The liquid also makes a great Japanese or Asian dressing, so don't throw it away. You can pick up the fungus at a Chinese supermarket.

Rice wine vinegar pickled black fungus (Jason Lowe)

120g dried black fungus, soaked in plenty of cold water overnight
1ltr rice wine vinegar
1tsp dried red chilli flakes or 2 red chillies, thinly sliced
2tsp pink peppercorns

Simmer the black fungus in its soaking water, plus some extra, to allow for evaporation, with 2 teaspoons of salt for about 30 minutes, topping up with more water as they are cooking. Drain in a colander and leave to cool. Put the fungus into sterilised preserving jars with the chilli and peppercorns and top up with the rice wine vinegar.

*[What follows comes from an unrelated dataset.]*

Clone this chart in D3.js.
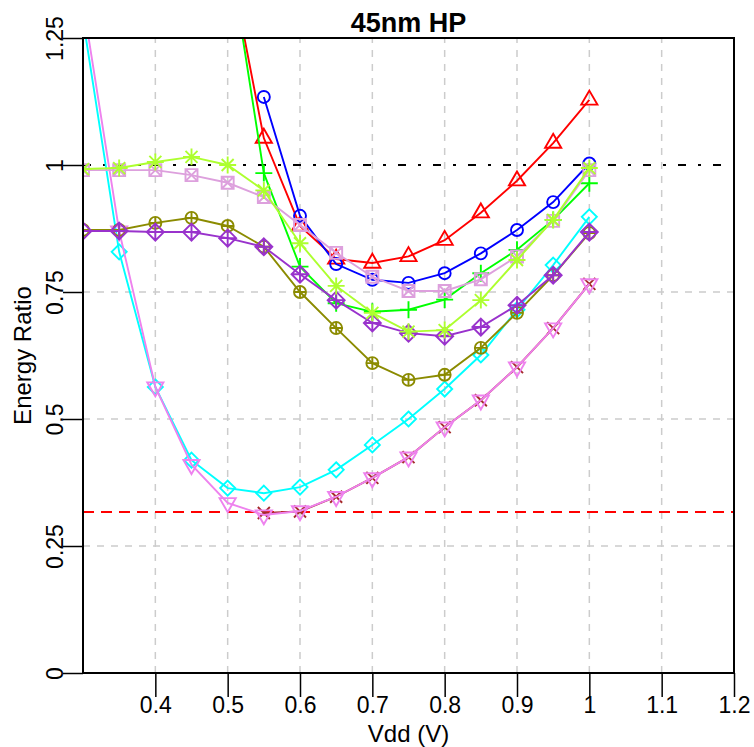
<!DOCTYPE html>
<html>
<head>
<meta charset="utf-8">
<script src="https://cdn.jsdelivr.net/npm/d3@7"></script>
<style>
  body { margin: 0; background: #fff; }
  text { font-family: "Liberation Sans", Arial, sans-serif; }
  .tick text { font-family: "Liberation Sans Narrow", "Liberation Sans", Arial, sans-serif; }
</style>
</head>
<body>
<div id="chart"></div>
<script>
const width = 754;
const height = 747;

// supply voltage sweep (V)
const vdd = [0.30, 0.35, 0.40, 0.45, 0.50, 0.55, 0.60, 0.65, 0.70, 0.75, 0.80, 0.85, 0.90, 0.95, 1.00];

// energy ratio per curve, null = not simulated
const redTriangle   = [null, null, null, null, 1.42, 1.053, 0.88, 0.815, 0.807, 0.82, 0.852, 0.906, 0.969, 1.043, 1.128];
const blueCircle    = [null, null, null, null, null, 1.134, 0.90, 0.805, 0.774, 0.768, 0.787, 0.826, 0.872, 0.927, 1.003];
const greenPlus     = [null, null, null, null, 1.44, 0.984, 0.80, 0.728, 0.711, 0.715, 0.735, 0.787, 0.833, 0.892, 0.964];
const cyanDiamond   = [1.287, 0.829, 0.563, 0.419, 0.364, 0.354, 0.366, 0.40, 0.449, 0.50, 0.559, 0.626, 0.715, 0.803, 0.898];
const brownCross    = [null, null, null, null, null, 0.315, 0.318, 0.347, 0.384, 0.425, 0.484, 0.537, 0.602, 0.679, 0.766];
const violetTri     = [1.32, 0.87, 0.563, 0.41, 0.335, 0.311, 0.319, 0.347, 0.384, 0.425, 0.484, 0.537, 0.602, 0.679, 0.766];
const oliveCircPlus = [0.872, 0.872, 0.886, 0.896, 0.88, 0.839, 0.75, 0.679, 0.61, 0.577, 0.587, 0.64, 0.709, 0.783, 0.866];
const purpleDiaPlus = [0.87, 0.87, 0.868, 0.868, 0.856, 0.839, 0.785, 0.734, 0.689, 0.669, 0.663, 0.681, 0.724, 0.783, 0.868];
const plumSquare    = [0.99, 0.99, 0.99, 0.98, 0.965, 0.937, 0.882, 0.827, 0.78, 0.752, 0.752, 0.775, 0.82, 0.89, 0.99];
const yellowStar    = [0.992, 0.994, 1.006, 1.016, 1.0, 0.95, 0.846, 0.762, 0.709, 0.672, 0.675, 0.734, 0.813, 0.892, 0.994];

// reference levels
const baseLevel = 1;
const minLevel = 0.317;

const xTicks = [0.4, 0.5, 0.6, 0.7, 0.8, 0.9, 1.0, 1.1, 1.2];
const yTicks = [0, 0.25, 0.5, 0.75, 1, 1.25];
const xGrid = [0.4, 0.5, 0.6, 0.7, 0.8, 0.9, 1.0, 1.1];
const yGrid = [0.25, 0.5, 0.75];

const series = [
  { values: redTriangle, color: "#ff0000", pch: 2 },
  { values: blueCircle, color: "#0000ff", pch: 1 },
  { values: greenPlus, color: "#00ff00", pch: 3 },
  { values: cyanDiamond, color: "#00ffff", pch: 5 },
  { values: brownCross, color: "#a52a2a", pch: 4 },
  { values: violetTri, color: "#ee82ee", pch: 6 },
  { values: oliveCircPlus, color: "#8b8b00", pch: 10 },
  { values: purpleDiaPlus, color: "#9932cc", pch: 9 },
  { values: plumSquare, color: "#dda0dd", pch: 7 },
  { values: yellowStar, color: "#adff2f", pch: 8 }
];

const margin = { top: 38, right: 20, bottom: 74, left: 83 };

const x = d3.scaleLinear().domain([0.3, 1.2]).range([margin.left, width - margin.right]);
const y = d3.scaleLinear().domain([0, 1.25]).range([height - margin.bottom, margin.top]);

const svg = d3.select("#chart").append("svg")
  .attr("width", width)
  .attr("height", height);

svg.append("defs").append("clipPath")
  .attr("id", "plotclip")
  .append("rect")
  .attr("x", x(0.3)).attr("y", y(1.25))
  .attr("width", x(1.2) - x(0.3)).attr("height", y(0) - y(1.25));

// grid
const grid = svg.append("g")
  .attr("stroke", "#cccccc")
  .attr("stroke-width", 1.5)
  .attr("stroke-dasharray", "7,7");
grid.selectAll(".vg").data(xGrid).enter().append("line")
  .attr("x1", d => x(d)).attr("x2", d => x(d))
  .attr("y1", y(0)).attr("y2", y(1.25));
grid.selectAll(".hg").data(yGrid).enter().append("line")
  .attr("x1", x(0.3)).attr("x2", x(1.2))
  .attr("y1", d => y(d)).attr("y2", d => y(d));

// reference lines
svg.append("line")
  .attr("x1", x(0.3)).attr("x2", x(1.2))
  .attr("y1", y(baseLevel)).attr("y2", y(baseLevel))
  .attr("stroke", "#000").attr("stroke-width", 2)
  .attr("stroke-dasharray", "8,12,3,12");
svg.append("line")
  .attr("x1", x(0.3)).attr("x2", x(1.2))
  .attr("y1", y(minLevel)).attr("y2", y(minLevel))
  .attr("stroke", "#ff0000").attr("stroke-width", 2)
  .attr("stroke-dasharray", "11,7");

// marker shapes, modelled on R's pch symbols
const s = 6;
function marker(g, pch) {
  const p = d3.path();
  if (pch === 1) {
    g.append("circle").attr("r", s);
    return;
  }
  if (pch === 2) {
    p.moveTo(0, -1.555 * s); p.lineTo(1.347 * s, 0.777 * s); p.lineTo(-1.347 * s, 0.777 * s); p.closePath();
  } else if (pch === 6) {
    p.moveTo(0, 1.555 * s); p.lineTo(1.347 * s, -0.777 * s); p.lineTo(-1.347 * s, -0.777 * s); p.closePath();
  } else if (pch === 3) {
    const c = 1.414 * s;
    p.moveTo(-c, 0); p.lineTo(c, 0); p.moveTo(0, -c); p.lineTo(0, c);
  } else if (pch === 4) {
    p.moveTo(-s, -s); p.lineTo(s, s); p.moveTo(-s, s); p.lineTo(s, -s);
  } else if (pch === 5) {
    const c = 1.253 * s;
    p.moveTo(0, -c); p.lineTo(c, 0); p.lineTo(0, c); p.lineTo(-c, 0); p.closePath();
  } else if (pch === 7) {
    p.rect(-s, -s, 2 * s, 2 * s);
    p.moveTo(-s, -s); p.lineTo(s, s); p.moveTo(-s, s); p.lineTo(s, -s);
  } else if (pch === 8) {
    const c = 1.414 * s;
    p.moveTo(-s, -s); p.lineTo(s, s); p.moveTo(-s, s); p.lineTo(s, -s);
    p.moveTo(-c, 0); p.lineTo(c, 0); p.moveTo(0, -c); p.lineTo(0, c);
  } else if (pch === 9) {
    const c = 1.414 * s;
    p.moveTo(0, -c); p.lineTo(c, 0); p.lineTo(0, c); p.lineTo(-c, 0); p.closePath();
    p.moveTo(-c, 0); p.lineTo(c, 0); p.moveTo(0, -c); p.lineTo(0, c);
  } else if (pch === 10) {
    g.append("circle").attr("r", s);
    p.moveTo(-s, 0); p.lineTo(s, 0); p.moveTo(0, -s); p.lineTo(0, s);
  }
  g.append("path").attr("d", p.toString());
}

const line = d3.line()
  .defined(d => d[1] != null)
  .x(d => x(d[0]))
  .y(d => y(d[1]));

const plot = svg.append("g").attr("clip-path", "url(#plotclip)");

series.forEach(function (sr) {
  const pts = vdd.map((v, i) => [v, sr.values[i]]);
  const g = plot.append("g")
    .attr("fill", "none")
    .attr("stroke", sr.color)
    .attr("stroke-width", 1.9);
  g.append("path").attr("d", line(pts));
  g.selectAll(".pt")
    .data(pts.filter(d => d[1] != null && d[1] <= 1.25))
    .enter().append("g")
    .attr("transform", d => "translate(" + x(d[0]) + "," + y(d[1]) + ")")
    .each(function () { marker(d3.select(this), sr.pch); });
});

// frame
svg.append("rect")
  .attr("x", x(0.3)).attr("y", y(1.25))
  .attr("width", x(1.2) - x(0.3)).attr("height", y(0) - y(1.25))
  .attr("fill", "none").attr("stroke", "#000").attr("stroke-width", 2);

// axes
const xAxis = svg.append("g")
  .attr("transform", "translate(0," + y(0) + ")")
  .call(d3.axisBottom(x).tickValues(xTicks).tickSize(24).tickFormat(d => String(+d.toFixed(2))));
xAxis.select(".domain").remove();
xAxis.selectAll("line").attr("stroke", "#000").attr("stroke-width", 1.5);
xAxis.selectAll("text")
  .attr("y", 40).attr("dy", 0)
  .style("font-size", "23px").attr("fill", "#000");

const yAxis = svg.append("g")
  .attr("transform", "translate(" + x(0.3) + ",0)")
  .call(d3.axisLeft(y).tickValues(yTicks).tickSize(20).tickFormat(d => String(d)));
yAxis.select(".domain").remove();
yAxis.selectAll("line").attr("stroke", "#000").attr("stroke-width", 1.5);
yAxis.selectAll("text")
  .attr("x", null).attr("dy", null)
  .attr("text-anchor", "middle")
  .attr("transform", "translate(-20,0) rotate(-90)")
  .style("font-size", "23px").attr("fill", "#000");

// titles
svg.append("text")
  .attr("x", (x(0.3) + x(1.2)) / 2)
  .attr("y", 32)
  .attr("text-anchor", "middle")
  .style("font-size", "27px")
  .style("font-weight", "bold")
  .text("45nm HP");

svg.append("text")
  .attr("x", (x(0.3) + x(1.2)) / 2)
  .attr("y", 742)
  .attr("text-anchor", "middle")
  .style("font-size", "24px")
  .text("Vdd (V)");

svg.append("text")
  .attr("transform", "translate(31," + (y(0) + y(1.25)) / 2 + ") rotate(-90)")
  .attr("text-anchor", "middle")
  .style("font-size", "24px")
  .text("Energy Ratio");
</script>
</body>
</html>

Seal the lid and store in a cool place for up to 10 months.

Cider pickled Green tomatoes

Makes two ½ltr preserving jars

If you grow your own tomatoes, you will know the pain that comes when it is the last few weeks of the season and you have lots of green ones left which don't look like they will ever turn red on the vine. You can either ripen them up on your windowsill, or make a chutney – or pickle them like this.

Halved, quartered or sliced, they make a great accompaniment to oily fish, cheese or chopped up in a salad with beetroot or even potatoes.

Jars of homemade pickles (Jason Lowe)

Enough green tomatoes (sliced or halved) to fill a couple of ½-litre kilner jars
About 750ml-1ltr cider vinegar
100g caster sugar
2tsp dried chilli flake or 2-3 fresh ones, thinly sliced
1tsp salt

Bring about 200ml of the vinegar to the boil with the sugar and stir until dissolved; then mix with the rest of the vinegar, the salt and the chillies.

Either halve or quarter your tomatoes, depending on their size and the look you want. Pack the tomatoes into sterilised preserving jars, pour the vinegar mixture on top and seal the lids. Store in a cool place for up to six months.